Reviewing your resident demographics and matching appliance selections to their expectations ensures you meet resident needs while managing costs effectively.
When to Replace vs. Repair Appliances
Deciding whether to repair or replace appliances involves considering the cost and the appliance’s lifespan.
- Cost Threshold: A helpful guideline is the 50% rule—if a repair costs more than 50% of the price of a new appliance, replacing it is typically more cost-effective. For example, if repairing a refrigerator costs $600 and a new one is $1,000, opting for a replacement will save you money long-term.
- Energy Efficiency Upgrades: Even if repair costs are below 50%, outdated appliances lacking energy efficiency may still warrant replacement. Upgrading to newer models reduces utility costs and adds appeal to residents who value modern conveniences.
- Residents’ Experience: Frequent breakdowns can frustrate residents and lead to higher turnover. Proactively replacing aging appliances can prevent maintenance headaches and keep residents satisfied.
Tracking the maintenance history for each appliance can help you decide when replacement makes more financial sense than ongoing repairs.
If you’re planning on increasing your rent after purchasing new appliances, look at our guide on how to increase rent.
Best Practices for Appliance Maintenance and Longevity
Proactively maintaining appliances can extend their lifespan, reduce repair costs, and ensure they perform well for your residents.
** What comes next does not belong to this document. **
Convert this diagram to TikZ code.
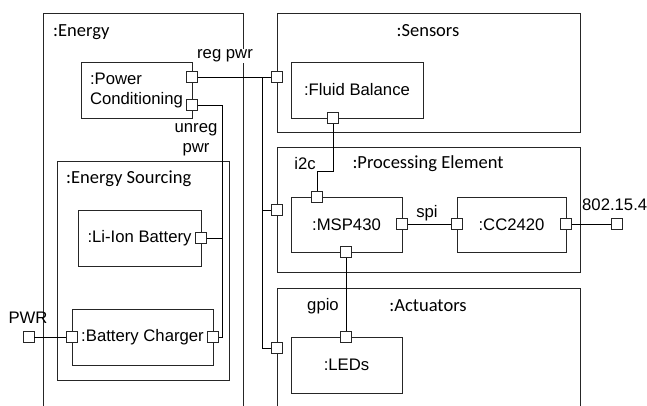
\documentclass[tikz,border=0pt]{standalone}
\usepackage{fontspec}
\setmainfont{Liberation Sans}
\newfontfamily\calfont{Carlito}
\newcommand\myar{\fontsize{16.7}{20}\selectfont}
\newcommand\mycal{\calfont\fontsize{18.5}{22}\selectfont}
\begin{document}
\begin{tikzpicture}[x=1pt,y=-1pt,
  cont/.style={draw=black!85, line width=1pt, inner sep=0pt},
  comp/.style={draw=black!85, line width=1pt, inner sep=0pt, font=\myar, align=center},
  port/.style={draw=black!85, fill=white, line width=0.9pt, minimum size=11pt, inner sep=0pt},
  wire/.style={draw=black, line width=0.9pt},
  albl/.style={font=\myar, inner sep=1pt},
  clbl/.style={font=\mycal, inner sep=1pt}]
\clip (0,0) rectangle (647,405);
\fill[white] (0,0) rectangle (647,405);
% containers
\node[cont, minimum width=200pt, minimum height=412pt] (energy) at (143,219) {};
\node[cont, minimum width=303pt, minimum height=119pt] (sensors) at (428.5,72.5) {};
\node[cont, minimum width=303pt, minimum height=125pt] (proc) at (428.5,209.5) {};
\node[cont, minimum width=303pt, minimum height=137pt] (act) at (428.5,356.5) {};
\node[cont, minimum width=172pt, minimum height=219pt] (sourcing) at (143,270.5) {};
% components
\node[comp, minimum width=111pt, minimum height=56pt, align=left] (pc) at (136.5,90) {:Power\\Conditioning};
\node[comp, minimum width=123pt, minimum height=56pt] (liion) at (139.5,238) {:Li-Ion Battery};
\node[comp, minimum width=141pt, minimum height=56pt] (charger) at (142.5,337) {:Battery Charger};
\node[comp, minimum width=132pt, minimum height=56pt] (fluid) at (357,90) {:Fluid Balance};
\node[comp, minimum width=111pt, minimum height=55pt] (msp) at (346.5,224.5) {:MSP430};
\node[comp, minimum width=109pt, minimum height=55pt] (cc) at (511.5,224.5) {:CC2420};
\node[comp, minimum width=111pt, minimum height=56pt] (leds) at (346.5,365) {:LEDs};
% container labels
\node[clbl, anchor=west] (energyL) at (52,32) {:Energy};
\node[clbl] (sensorsL) at (428,31) {:Sensors};
\node[clbl] (procL) at (428,164) {:Processing Element};
\node[clbl] (actL) at (428,306) {:Actuators};
\node[clbl, anchor=west] (sourcingL) at (65,179) {:Energy Sourcing};
% connector labels
\node[albl, fill=white] (regL) at (225,56) {reg pwr};
\node[albl, fill=white, align=center, inner sep=0.5pt] (unregL) at (196,140) {unreg\\pwr};
\node[albl] (i2cL) at (305,164) {i2c};
\node[albl] (spiL) at (427,213) {spi};
\node[albl] (gpioL) at (323,306) {gpio};
\node[albl, anchor=west] (wirelessL) at (581,205) {802.15.4};
\node[albl] (pwrL) at (28,318) {PWR};
% ports
\node[port] (pcreg) at (192,77) {};
\node[port] (pcunreg) at (192,105) {};
\node[port] (liP) at (201,238) {};
\node[port] (chL) at (72,337) {};
\node[port] (chR) at (213,337) {};
\node[port] (pwr) at (28.5,337) {};
\node[port] (sensP) at (277,77) {};
\node[port] (procP) at (277,210) {};
\node[port] (actP) at (277,348) {};
\node[port] (fluidP) at (333,118) {};
\node[port] (mspT) at (317,197) {};
\node[port] (mspR) at (402,224) {};
\node[port] (mspB) at (346,252) {};
\node[port] (ccL) at (457,224) {};
\node[port] (ccR) at (566,224) {};
\node[port] (ext) at (617,224) {};
\node[port] (ledT) at (346,337) {};
% bend points
\coordinate (busTop) at (262,77);
\coordinate (unregBot) at (222,337);
\coordinate (i2cBend) at (333,171);
% connectors
\draw[wire] (pcreg.east) -- (sensP.west);
\draw[wire] (busTop) |- (procP.west);
\draw[wire] (busTop) |- (actP.west);
\draw[wire] (pcunreg.east) -| (unregBot) -- (chR.east);
\draw[wire] (liP.east) -- (liP.east -| unregBot);
\draw[wire] (pwr.east) -- (chL.west);
\draw[wire] (fluidP.south) -- (i2cBend) -| (mspT.north);
\draw[wire] (mspR.east) -- (ccL.west);
\draw[wire] (ccR.east) -- (ext.west);
\draw[wire] (mspB.south) -- (ledT.north);
\end{tikzpicture}
\end{document}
- Invest in Durable Appliances: Rather than choosing the cheapest or most luxurious models, opt for mid-range appliances that balance cost, quality, and durability. These tend to last longer and offer better value over time.
- Standardize Appliance Brands and Models: If you manage multiple properties, standardizing appliance brands across units simplifies maintenance and repairs. Keeping replacement parts on hand for standardized models reduces downtime and makes servicing more efficient.
- Schedule Regular Inspections: Performing quarterly checks ensures appliances remain in good working order. Clean refrigerator coils, check dryer vents, and inspect seals to prevent minor issues from escalating into major repairs.
- Use Smart Appliances in Premium Units: In higher-end properties, consider installing smart appliances to attract tech-savvy residents. These appliances can notify residents (and you) of potential issues, reducing resident-reported maintenance calls and adding a modern touch.
- Provide Resident Education: Educating residents on proper appliance use, like not overloading washing machines or regularly cleaning oven racks, can prevent misuse and extend the appliance’s lifespan. Including these instructions in a welcome guide helps set expectations.
- Buy Appliances with Extended Warranties: For large, expensive appliances, purchasing extended warranties can prevent costly repairs down the road. Review the terms to ensure they cover essential maintenance and are suitable for a rental property environment.
- Document Appliance Condition Upon Move-In and Move-Out: Take photos of all appliances during resident move-ins and move-outs to track their condition over time. This documentation helps with any damage disputes and provides insights into when an appliance may need to be repaired or replaced.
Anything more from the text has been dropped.